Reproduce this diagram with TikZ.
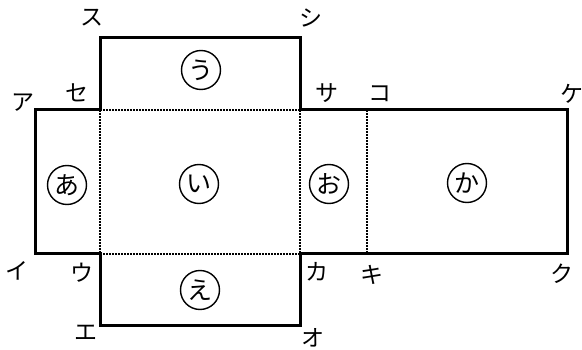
\documentclass[tikz,border=0pt]{standalone}
\usepackage{fontspec}
\newfontfamily\jpfont{Noto Sans CJK JP}
\begin{document}
\begin{tikzpicture}[x=1pt,y=-1pt,
  outline/.style={line width=3pt, line join=miter},
  foldline/.style={line width=2.4pt, dash pattern=on 2pt off 1pt},
  face/.style={circle, draw, line width=1.4pt, minimum size=39pt, inner sep=0pt, font=\jpfont\fontsize{25}{25}\selectfont},
  vlabel/.style={inner sep=0pt, font=\jpfont\fontsize{23}{23}\selectfont}]
\useasboundingbox (0,0) rectangle (582,350);
% vertices
\coordinate (A) at (35,110);
\coordinate (I) at (35,254);
\coordinate (Se) at (100,110);
\coordinate (Su) at (100,38);
\coordinate (Shi) at (300,38);
\coordinate (Sa) at (300,110);
\coordinate (Ko) at (367,110);
\coordinate (Ke) at (567,110);
\coordinate (Ku) at (567,254);
\coordinate (Ki) at (367,254);
\coordinate (Ka) at (300,254);
\coordinate (O) at (300,326);
\coordinate (E) at (100,326);
\coordinate (U) at (100,254);
% fold lines
\draw[foldline] (Se) -- (U);
\draw[foldline] (Sa) -- (Ka);
\draw[foldline] (Ko) -- (Ki);
\draw[foldline] (Se) -- (Sa);
\draw[foldline] (U) -- (Ka);
% outline
\draw[outline] (A) -- (Se) -- (Su) -- (Shi) -- (Sa) -- (Ke) -- (Ku) -- (Ka) -- (O) -- (E) -- (U) -- (I) -- cycle;
% faces
\node[face] (fa) at (67,185) {あ};
\node[face] (fi) at (199,184) {い};
\node[face] (fu) at (201,70) {う};
\node[face] (fe) at (200,290) {え};
\node[face] (fo) at (329,184) {お};
\node[face] (fk) at (467,183) {か};
% vertex labels
\node[vlabel] (lA) at (23,103) {ア};
\node[vlabel] (lSe) at (77,93) {セ};
\node[vlabel] (lSu) at (92,18) {ス};
\node[vlabel] (lShi) at (311,18) {シ};
\node[vlabel] (lSa) at (327,93) {サ};
\node[vlabel] (lKo) at (380,94) {コ};
\node[vlabel] (lKe) at (572,94) {ケ};
\node[vlabel] (lI) at (17,271) {イ};
\node[vlabel] (lU) at (82,273) {ウ};
\node[vlabel] (lE) at (86,333) {エ};
\node[vlabel] (lKa) at (317,272) {カ};
\node[vlabel] (lKi) at (372,275) {キ};
\node[vlabel] (lKu) at (562,274) {ク};
\node[vlabel] (lO) at (313,338) {オ};
\end{tikzpicture}
\end{document}
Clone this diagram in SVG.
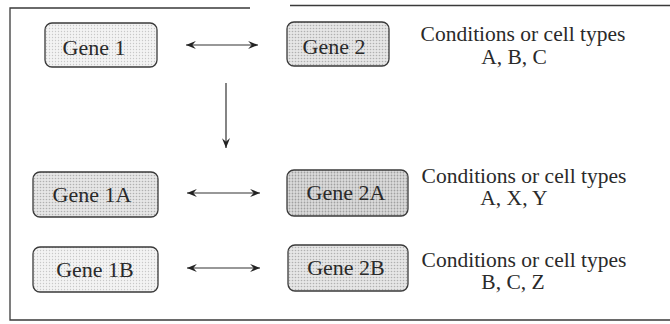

....

All entries are to be retyped exactly. Omit any embedded images.

## [RESPONSE FOR THIS EXERCISE]
Reproduce this diagram with TikZ.
\documentclass[tikz,border=0pt]{standalone}
\usepackage{fontspec}
\newfontfamily\jpfont{Noto Sans CJK JP}
\begin{document}
\begin{tikzpicture}[x=1pt,y=-1pt,
  outline/.style={line width=3pt, line join=miter},
  foldline/.style={line width=2.4pt, dash pattern=on 2pt off 1pt},
  face/.style={circle, draw, line width=1.4pt, minimum size=39pt, inner sep=0pt, font=\jpfont\fontsize{25}{25}\selectfont},
  vlabel/.style={inner sep=0pt, font=\jpfont\fontsize{23}{23}\selectfont}]
\useasboundingbox (0,0) rectangle (582,350);
% vertices
\coordinate (A) at (35,110);
\coordinate (I) at (35,254);
\coordinate (Se) at (100,110);
\coordinate (Su) at (100,38);
\coordinate (Shi) at (300,38);
\coordinate (Sa) at (300,110);
\coordinate (Ko) at (367,110);
\coordinate (Ke) at (567,110);
\coordinate (Ku) at (567,254);
\coordinate (Ki) at (367,254);
\coordinate (Ka) at (300,254);
\coordinate (O) at (300,326);
\coordinate (E) at (100,326);
\coordinate (U) at (100,254);
% fold lines
\draw[foldline] (Se) -- (U);
\draw[foldline] (Sa) -- (Ka);
\draw[foldline] (Ko) -- (Ki);
\draw[foldline] (Se) -- (Sa);
\draw[foldline] (U) -- (Ka);
% outline
\draw[outline] (A) -- (Se) -- (Su) -- (Shi) -- (Sa) -- (Ke) -- (Ku) -- (Ka) -- (O) -- (E) -- (U) -- (I) -- cycle;
% faces
\node[face] (fa) at (67,185) {あ};
\node[face] (fi) at (199,184) {い};
\node[face] (fu) at (201,70) {う};
\node[face] (fe) at (200,290) {え};
\node[face] (fo) at (329,184) {お};
\node[face] (fk) at (467,183) {か};
% vertex labels
\node[vlabel] (lA) at (23,103) {ア};
\node[vlabel] (lSe) at (77,93) {セ};
\node[vlabel] (lSu) at (92,18) {ス};
\node[vlabel] (lShi) at (311,18) {シ};
\node[vlabel] (lSa) at (327,93) {サ};
\node[vlabel] (lKo) at (380,94) {コ};
\node[vlabel] (lKe) at (572,94) {ケ};
\node[vlabel] (lI) at (17,271) {イ};
\node[vlabel] (lU) at (82,273) {ウ};
\node[vlabel] (lE) at (86,333) {エ};
\node[vlabel] (lKa) at (317,272) {カ};
\node[vlabel] (lKi) at (372,275) {キ};
\node[vlabel] (lKu) at (562,274) {ク};
\node[vlabel] (lO) at (313,338) {オ};
\end{tikzpicture}
\end{document}
Clone this diagram in SVG.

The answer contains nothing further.